* [Problem]:
Can you print the data exactly and leave out each image?

━━━━━━

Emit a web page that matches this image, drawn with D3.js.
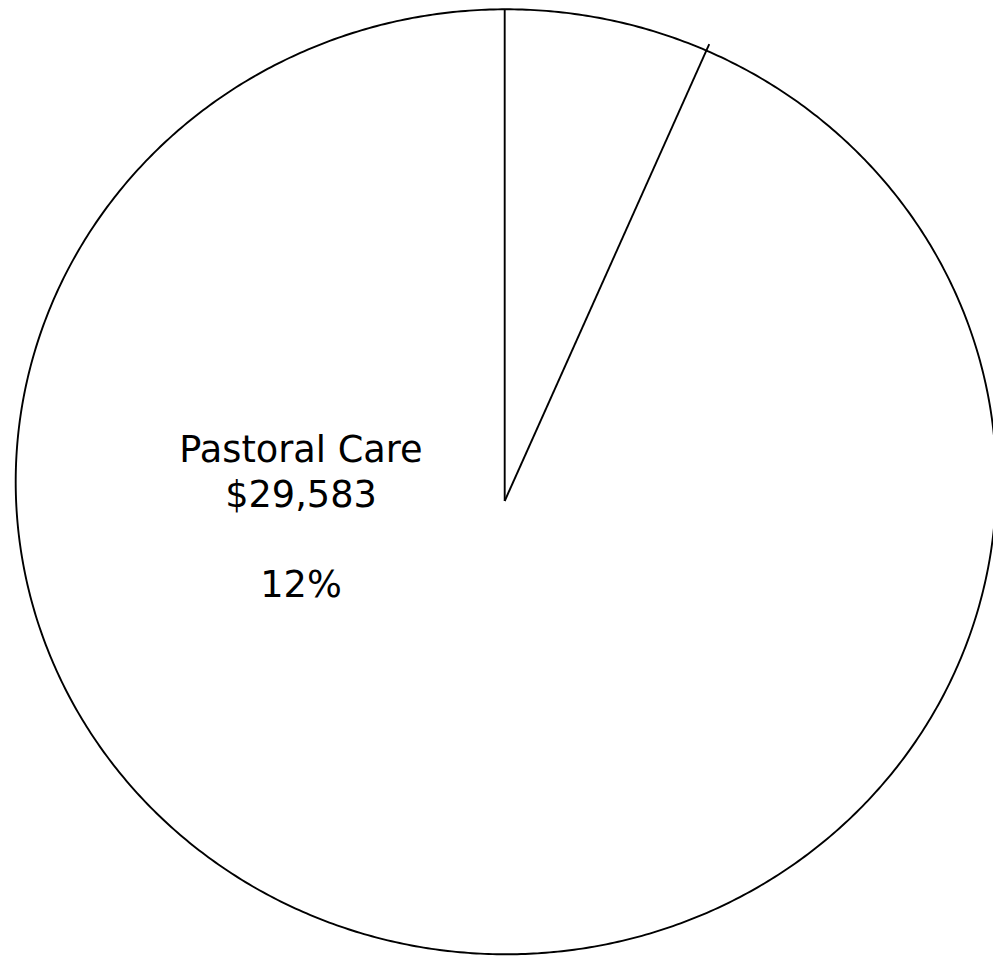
<!DOCTYPE html>
<html>
<head>
<meta charset="utf-8">
<script src="https://cdn.jsdelivr.net/npm/d3@7"></script>
<style>
  html, body { margin: 0; padding: 0; background: #ffffff; }
  svg { display: block; }
</style>
</head>
<body>
<svg id="chart" width="993" height="956"></svg>
<script>
// ---- data ----
const categories = ["Slice A", "Slice B"];
const sliceShares = [6.7, 93.3];            // percent of the pie, estimated from angles
const labelLines = ["Pastoral Care", "$29,583", "", "12%"];

// ---- layout ----
const W = 993, H = 956;
const svg = d3.select("#chart");
svg.append("rect").attr("width", W).attr("height", H).attr("fill", "#ffffff");

// outline (slightly elliptical in the reference) and the separate slice vertex
const cx = 506, cy = 481.8, rx = 490.3, ry = 472.5;
const vx = 504.7, vy = 501;
const SW = 1.9;

const pie = d3.pie().sort(null).value(d => d.v)
  .startAngle(0).endAngle(2 * Math.PI);
const arcsData = pie(categories.map((c, i) => ({ c, v: sliceShares[i] })));

const line = d3.line().x(d => d[0]).y(d => d[1]);

function ellipsePt(a) { return [cx + rx * Math.sin(a), cy - ry * Math.cos(a)]; }

// outer arcs of each slice
const g = svg.append("g");
g.selectAll("path.outer")
  .data(arcsData)
  .join("path")
  .attr("class", "outer")
  .attr("fill", "none")
  .attr("stroke", "#000")
  .attr("stroke-width", SW)
  .attr("d", d => {
    const n = Math.max(8, Math.ceil((d.endAngle - d.startAngle) * 120));
    const pts = d3.range(n + 1).map(k => ellipsePt(d.startAngle + (d.endAngle - d.startAngle) * k / n));
    return line(pts);
  });

// radial boundary lines from the vertex to the outline
function rayLen(a) {
  const s = Math.sin(a), c = -Math.cos(a);
  const px = vx - cx, py = vy - cy;
  const A = (s * s) / (rx * rx) + (c * c) / (ry * ry);
  const B = 2 * (px * s / (rx * rx) + py * c / (ry * ry));
  const C = (px * px) / (rx * rx) + (py * py) / (ry * ry) - 1;
  return (-B + Math.sqrt(B * B - 4 * A * C)) / (2 * A);
}
g.selectAll("path.radial")
  .data(arcsData)
  .join("path")
  .attr("class", "radial")
  .attr("fill", "none")
  .attr("stroke", "#000")
  .attr("stroke-width", SW)
  .attr("d", d => {
    const a = d.startAngle;
    const t = rayLen(a) + (a > 0 ? 7 : 0);
    return line([[vx, vy], [vx + t * Math.sin(a), vy - t * Math.cos(a)]]);
  });

// label
const label = svg.append("text")
  .attr("x", 301)
  .attr("y", 461.7)
  .attr("text-anchor", "middle")
  .attr("font-family", "'DejaVu Sans', Verdana, sans-serif")
  .attr("font-size", 36.7)
  .attr("fill", "#000");
label.selectAll("tspan")
  .data(labelLines)
  .join("tspan")
  .attr("x", 301)
  .attr("dy", (d, i) => i === 0 ? 0 : 45)
  .text(d => d === "" ? "\u00A0" : d);
</script>
</body>
</html>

━━━━━━

* [Response]:
Emit a web page that matches this image, drawn with D3.js.
<!DOCTYPE html>
<html>
<head>
<meta charset="utf-8">
<script src="https://cdn.jsdelivr.net/npm/d3@7"></script>
<style>
  html, body { margin: 0; padding: 0; background: #ffffff; }
  svg { display: block; }
</style>
</head>
<body>
<svg id="chart" width="993" height="956"></svg>
<script>
// ---- data ----
const categories = ["Slice A", "Slice B"];
const sliceShares = [6.7, 93.3];            // percent of the pie, estimated from angles
const labelLines = ["Pastoral Care", "$29,583", "", "12%"];

// ---- layout ----
const W = 993, H = 956;
const svg = d3.select("#chart");
svg.append("rect").attr("width", W).attr("height", H).attr("fill", "#ffffff");

// outline (slightly elliptical in the reference) and the separate slice vertex
const cx = 506, cy = 481.8, rx = 490.3, ry = 472.5;
const vx = 504.7, vy = 501;
const SW = 1.9;

const pie = d3.pie().sort(null).value(d => d.v)
  .startAngle(0).endAngle(2 * Math.PI);
const arcsData = pie(categories.map((c, i) => ({ c, v: sliceShares[i] })));

const line = d3.line().x(d => d[0]).y(d => d[1]);

function ellipsePt(a) { return [cx + rx * Math.sin(a), cy - ry * Math.cos(a)]; }

// outer arcs of each slice
const g = svg.append("g");
g.selectAll("path.outer")
  .data(arcsData)
  .join("path")
  .attr("class", "outer")
  .attr("fill", "none")
  .attr("stroke", "#000")
  .attr("stroke-width", SW)
  .attr("d", d => {
    const n = Math.max(8, Math.ceil((d.endAngle - d.startAngle) * 120));
    const pts = d3.range(n + 1).map(k => ellipsePt(d.startAngle + (d.endAngle - d.startAngle) * k / n));
    return line(pts);
  });

// radial boundary lines from the vertex to the outline
function rayLen(a) {
  const s = Math.sin(a), c = -Math.cos(a);
  const px = vx - cx, py = vy - cy;
  const A = (s * s) / (rx * rx) + (c * c) / (ry * ry);
  const B = 2 * (px * s / (rx * rx) + py * c / (ry * ry));
  const C = (px * px) / (rx * rx) + (py * py) / (ry * ry) - 1;
  return (-B + Math.sqrt(B * B - 4 * A * C)) / (2 * A);
}
g.selectAll("path.radial")
  .data(arcsData)
  .join("path")
  .attr("class", "radial")
  .attr("fill", "none")
  .attr("stroke", "#000")
  .attr("stroke-width", SW)
  .attr("d", d => {
    const a = d.startAngle;
    const t = rayLen(a) + (a > 0 ? 7 : 0);
    return line([[vx, vy], [vx + t * Math.sin(a), vy - t * Math.cos(a)]]);
  });

// label
const label = svg.append("text")
  .attr("x", 301)
  .attr("y", 461.7)
  .attr("text-anchor", "middle")
  .attr("font-family", "'DejaVu Sans', Verdana, sans-serif")
  .attr("font-size", 36.7)
  .attr("fill", "#000");
label.selectAll("tspan")
  .data(labelLines)
  .join("tspan")
  .attr("x", 301)
  .attr("dy", (d, i) => i === 0 ? 0 : 45)
  .text(d => d === "" ? "\u00A0" : d);
</script>
</body>
</html>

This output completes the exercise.